A STAG night goes hilariously awry in The Hangover, the new comedy from Todd Phillips, writer-director of Road Trip and Old School.

STAR RATING: **

TERMINATOR SALVATION (12A)

MAN battles the machines once again in an all-guns-blazing reboot of the Terminator series.

STAR RATING: **

TRANSFORMERS: REVENGE OF THE FALLEN (12A)

THE robots in disguise clash again in the eagerly-awaited sequel, pictured. Director Michael Bay (Armageddon, Pearl Harbor) returns to the helm to destroy large swathes of planet Earth via computer-generated imagery. Shia LaBeouf and Megan Fox again try to add a touch of human drama.

STAR RATING: **

YEAR ONE (12A)

HAROLD Ramis’s ramshackle road movie, set in the Paleolithic era, is headlined by Jack Black and Michael Cera, two of the most gifted comic actors of their generations. But put the actors side-by-side in Year One as hunter-gatherers with a nose for adventure, and the results are painful.

STAR RATING: **

FIRED UP (12A)

SHAWN Colfax (Nicholas D’Agosto) and Nick Brady (Eric Christian Olsen), the stars of the Gerald R Ford High School football team, are dreading the prospect of another summer at football camp.

When Nick hatches a scheme for the two to join their school’s cheerleaders at cheer camp instead, they find themselves awash in a sea of gorgeous young women.

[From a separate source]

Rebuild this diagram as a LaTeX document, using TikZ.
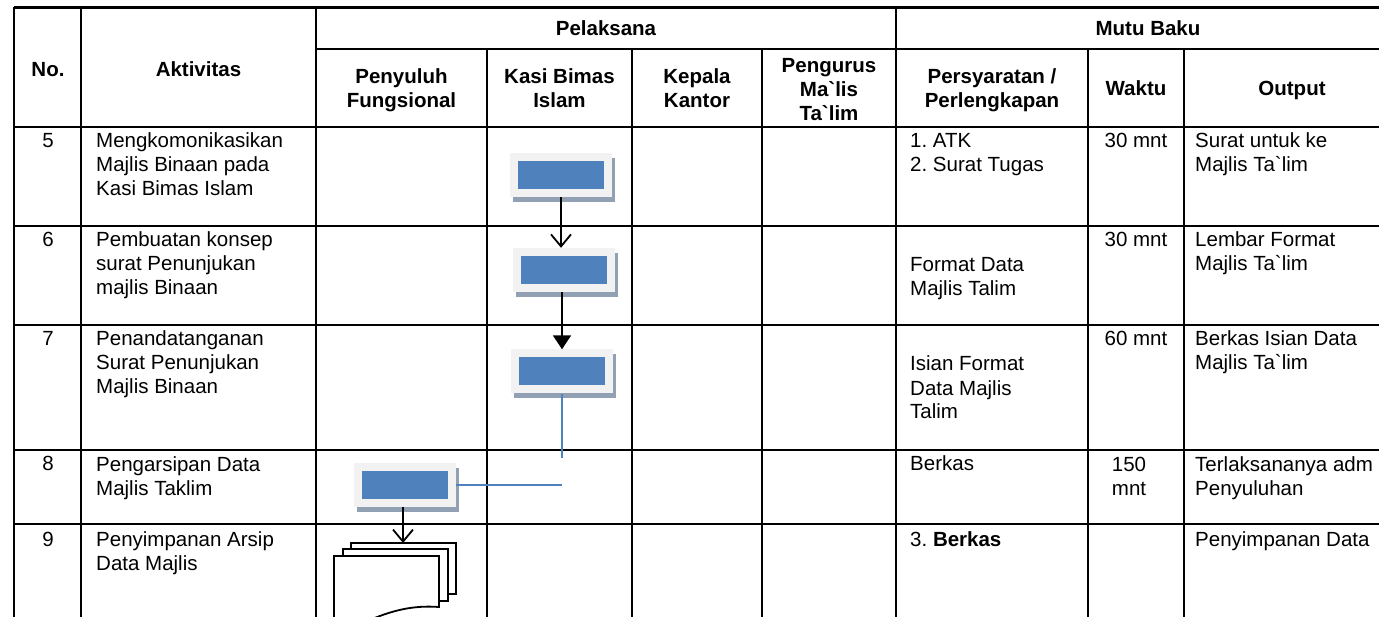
\documentclass[tikz,border=0pt]{standalone}
\usepackage{fontspec}
\newfontfamily\arialfont{Liberation Sans}
\usetikzlibrary{arrows.meta,shadows}
\definecolor{boxgray}{HTML}{F2F2F2}
\definecolor{boxblue}{HTML}{4F81BD}
\definecolor{shadowgray}{RGB}{146,160,180}
\frenchspacing
\begin{document}
\begin{tikzpicture}[x=1pt,y=-1pt,
  every node/.style={font=\arialfont\fontsize{20.5}{24}\selectfont, inner sep=0pt},
  grid/.style={line width=2.3pt},
  hdr/.style={font=\arialfont\bfseries\fontsize{20.5}{24}\selectfont, align=center, anchor=base},
  % multi-line cells are placed by the baseline of their last line
  cell/.style={align=left, anchor=base west},
  ctr/.style={align=center, anchor=base},
  procbox/.style={minimum width=102pt, minimum height=44pt, fill=boxgray,
    drop shadow={shadow xshift=3pt, shadow yshift=-5pt, fill=shadowgray, opacity=1},
    path picture={\fill[boxblue] ([shift={(8pt,8pt)}]path picture bounding box.south west)
      rectangle ([shift={(-8pt,-8pt)}]path picture bounding box.north east);}},
  flow/.style={line width=1.8pt},
  openhead/.style={-{Straight Barb[length=12pt,width=20pt]}},
  solidhead/.style={-{Triangle[length=14pt,width=18pt]}},
  link/.style={line width=2pt, draw=boxblue},
  sheet/.style={line width=1.8pt, fill=white, line join=miter}
]
\path[use as bounding box] (0,0) rectangle (1379,617);
\clip (0,0) rectangle (1379,617);

% table rules
\foreach \y in {7.5,127,226,325,450,524} \draw[grid] (14,\y) -- (1400,\y);
\draw[grid] (316,49) -- (1400,49);
\foreach \x in {14,81,316,896,1400} \draw[grid] (\x,7.5) -- (\x,640);
\foreach \x in {487,632,762,1088,1184} \draw[grid] (\x,49) -- (\x,640);

% header
\node[hdr] (hno)   at (48,77)      {No.};
\node[hdr] (hakt)  at (198.5,77)   {Aktivitas};
\node[hdr] (hpel)  at (606,36)     {Pelaksana};
\node[hdr] (hmutu) at (1148,36)    {Mutu Baku};
\node[hdr] (hpf)   at (401.5,107.5) {Penyuluh\\Fungsional};
\node[hdr] (hkasi) at (559.5,107.5) {Kasi Bimas\\Islam};
\node[hdr] (hkep)  at (697,107.5)   {Kepala\\Kantor};
\node[hdr] (hpeng) at (829,121)     {Pengurus\\Ma`lis\\Ta`lim};
\node[hdr] (hsyar) at (992,107.5)   {Persyaratan /\\Perlengkapan};
\node[hdr] (hwak)  at (1136,95.5)  {Waktu};
\node[hdr] (hout)  at (1292,95.5)  {Output};

% row 5
\node[ctr]  (n5) at (48,148)   {5};
\node[cell] (a5) at (96,196)   {Mengkomonikasikan\\Majlis Binaan pada\\Kasi Bimas Islam};
\node[cell] (p5) at (910,172)  {1. ATK\\2. Surat Tugas};
\node[ctr]  (w5) at (1136,148) {30 mnt};
\node[cell] (o5) at (1195,172) {Surat untuk ke\\Majlis Ta`lim};

% row 6
\node[ctr]  (n6) at (48,247)   {6};
\node[cell] (a6) at (96,295)   {Pembuatan konsep\\surat Penunjukan\\majlis Binaan};
\node[cell] (p6) at (910,296)  {Format Data\\Majlis Talim};
\node[ctr]  (w6) at (1136,247) {30 mnt};
\node[cell] (o6) at (1195,271) {Lembar Format\\Majlis Ta`lim};

% row 7
\node[ctr]  (n7) at (48,346)   {7};
\node[cell] (a7) at (96,394)   {Penandatanganan\\Surat Penunjukan\\Majlis Binaan};
\node[cell] (p7) at (910,419)  {Isian Format\\Data Majlis\\Talim};
\node[ctr]  (w7) at (1136,346) {60 mnt};
\node[cell] (o7) at (1195,370) {Berkas Isian Data\\Majlis Ta`lim};

% row 8
\node[ctr]  (n8) at (48,471)   {8};
\node[cell] (a8) at (96,495)   {Pengarsipan Data\\Majlis Taklim};
\node[cell] (p8) at (910,471)  {Berkas};
\node[ctr]  (w8) at (1129,495) {150\\mnt};
\node[cell] (o8) at (1195,495) {Terlaksananya adm\\Penyuluhan};

% row 9
\node[ctr]  (n9) at (48,546)   {9};
\node[cell] (a9) at (96,570)   {Penyimpanan Arsip\\Data Majlis};
\node[cell] (p9) at (910,546)  {3. \textbf{Berkas}};
\node[cell] (o9) at (1195,546) {Penyimpanan Data};

% process boxes
\node[procbox] (b1) at (561,175)   {};
\node[procbox] (b2) at (564,270)   {};
\node[procbox] (b3) at (562,371.5) {};
\node[procbox] (b4) at (405,484.5) {};

% stacked documents
\draw[sheet] (351,543) rectangle (456,594);
\draw[sheet] (343,549) rectangle (448,601);
\draw[sheet] (334,630) -- (334,556) -- (439,556) -- (439,607)
  .. controls (412,605) and (392,611) .. (372,619)
  .. controls (358,625) and (346,628) .. (334,630) -- cycle;
\coordinate (docs) at (403,543);

% connectors
\draw[flow,openhead]  (b1.south) -- (b1.south |- b2.north);
\draw[flow,solidhead] (b2.south -| b3.north) -- (b3.north);
\coordinate (j1) at (562,458);
\coordinate (j2) at (562,484.5);
\draw[link] (b3.south) -- (j1);
\draw[link] (b4.east) -- (j2);
\draw[flow,openhead]  (b4.south -| docs) -- (docs);
\end{tikzpicture}
\end{document}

It all goes great until Shawn falls for Carly (Sarah Roemer), the beautiful head cheerleader who sees right through them.

STAR RATING: **

MY SISTER’S KEEPER (12A)

ADAPTED from Jodi Picoult’s heartbreaking bestseller, this is an emotionally wrought and morally complex story of one family’s extraordinary fight to save their own flesh and blood from terrible suffering. Brian Fitzgerald (Jason Patric) and his wife Sara (Cameron Diaz) are blissfully happy with their son Jesse (Evan Ellingson) and two-year-old daughter Kate. Their lives change forever when they discover that Kate has leukaemia, and they make a controversial decision: to conceive another child, a genetic match, in order to save Kate’s life. But when that child reaches the age of 11, she announces that she no longer wants to be a guinea pig.

STAR RATING: ***

ANGELS & DEMONS (12A)

TOM Hanks returns to the role of Dan Brown’s hero Robert Langdon for this Da Vinci Code sequel, set in Vatican City, where a series of brutal killings puts the Pope in danger.

STAR RATING: ***

AM I BLACK ENOUGH FOR YOU (12A)

DIRECTED by Goran Olsson, this fascinating documentary pays tribute to legendary Philadelphia soul artist Billy Paul, who rose to fame in the 1970s with his song Me And Mrs Jones, which stormed the charts on both sides of the Atlantic.

However, the follow-up song Am I Black Enough For You faded without trace, almost ending Paul's career.

Goran Olsson's film interviews Paul and his wife, Blanche, as they recall this volatile period in their lives, the relationship with record executive Kenny Gamble, and racial tensions within America of that era.

STAR RATING: ***

THE LAST HOUSE ON THE LEFT (18)

LAME remake of Wes Craven’s landmark 1972 horror film, a grisly rape revenge thriller which has been rendered essentially harmless by this inept retread.